(Records with drawing code)
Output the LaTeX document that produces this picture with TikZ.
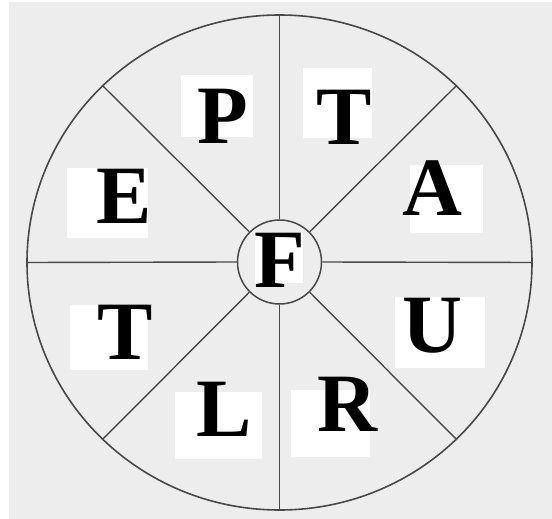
\documentclass[tikz,border=0pt]{standalone}
\usepackage{fontspec}
\setmainfont{Liberation Serif}[BoldFont={Liberation Serif Bold}]
\usetikzlibrary{shapes.geometric}
\definecolor{paperc}{HTML}{EDEDED}
\definecolor{linec}{HTML}{484848}
\tikzset{
  rim/.style={ellipse,draw=linec,line width=1.6pt,minimum width=505pt,minimum height=495pt,inner sep=0pt},
  hubc/.style={circle,draw=linec,line width=1.5pt,minimum size=84pt,inner sep=0pt},
  spoke/.style={draw=linec,line width=1.4pt},
  patch/.style={fill=white,inner sep=0pt},
  lett/.style={anchor=base,inner sep=0pt,font=\fontsize{83}{83}\selectfont\bfseries}
}

\begin{document}
\begin{tikzpicture}[x=1pt,y=-1pt]
\useasboundingbox (0,0) rectangle (552,519);
\fill[white] (0,0) rectangle (552,519);
\fill[paperc] (9,2) rectangle (552,519);
% wheel
\node[rim] (wheel) at (279.5,262.5) {};
\node[hubc] (hub) at (279.5,262) {};
\foreach \a in {0,45,...,315}
  \draw[spoke] (hub.\a) -- (wheel.\a);
% white patches behind the letters
\node[patch,minimum width=72pt,minimum height=62pt] (pbox) at (217,106) {};
\node[patch,minimum width=69pt,minimum height=70pt] (tbox) at (337.5,103) {};
\node[patch,minimum width=73pt,minimum height=68pt] (abox) at (446.5,199) {};
\node[patch,minimum width=90pt,minimum height=71pt] (ubox) at (440,332.5) {};
\node[patch,minimum width=79pt,minimum height=67pt] (rbox) at (330.5,423.5) {};
\node[patch,minimum width=87pt,minimum height=67pt] (lbox) at (218.5,425.5) {};
\node[patch,minimum width=78pt,minimum height=65pt] (sbox) at (109,337.5) {};
\node[patch,minimum width=81pt,minimum height=70pt] (ebox) at (107.5,203) {};
\node[patch,minimum width=48pt,minimum height=51pt] (fbox) at (279,257.5) {};
% letters
\node[lett] (p) at (222.5,143) {P};
\node[lett] (t) at (344,144) {T};
\node[lett] (a) at (432.5,215) {A};
\node[lett] (u) at (432.5,352) {U};
\node[lett] (r) at (347,431) {R};
\node[lett] (l) at (224.5,436) {L};
\node[lett] (s) at (125,359) {T};
\node[lett] (e) at (124.5,223) {E};
\node[lett] (f) at (280,287) {F};
\end{tikzpicture}
\end{document}
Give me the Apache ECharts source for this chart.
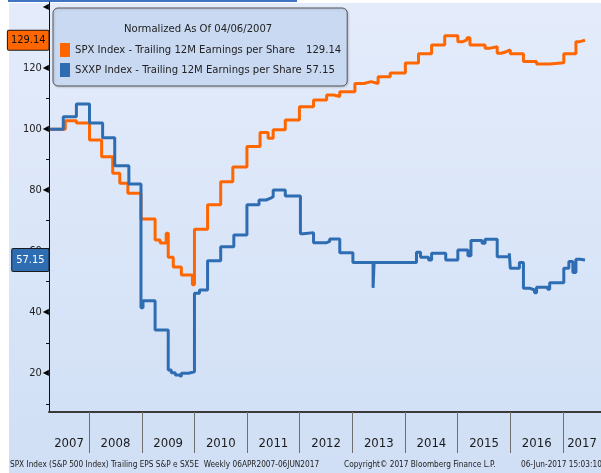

■ WHAT TO DO ■
Give only the count of lines in which the string "this" appears.

■ WRITTEN SOLUTION ■
2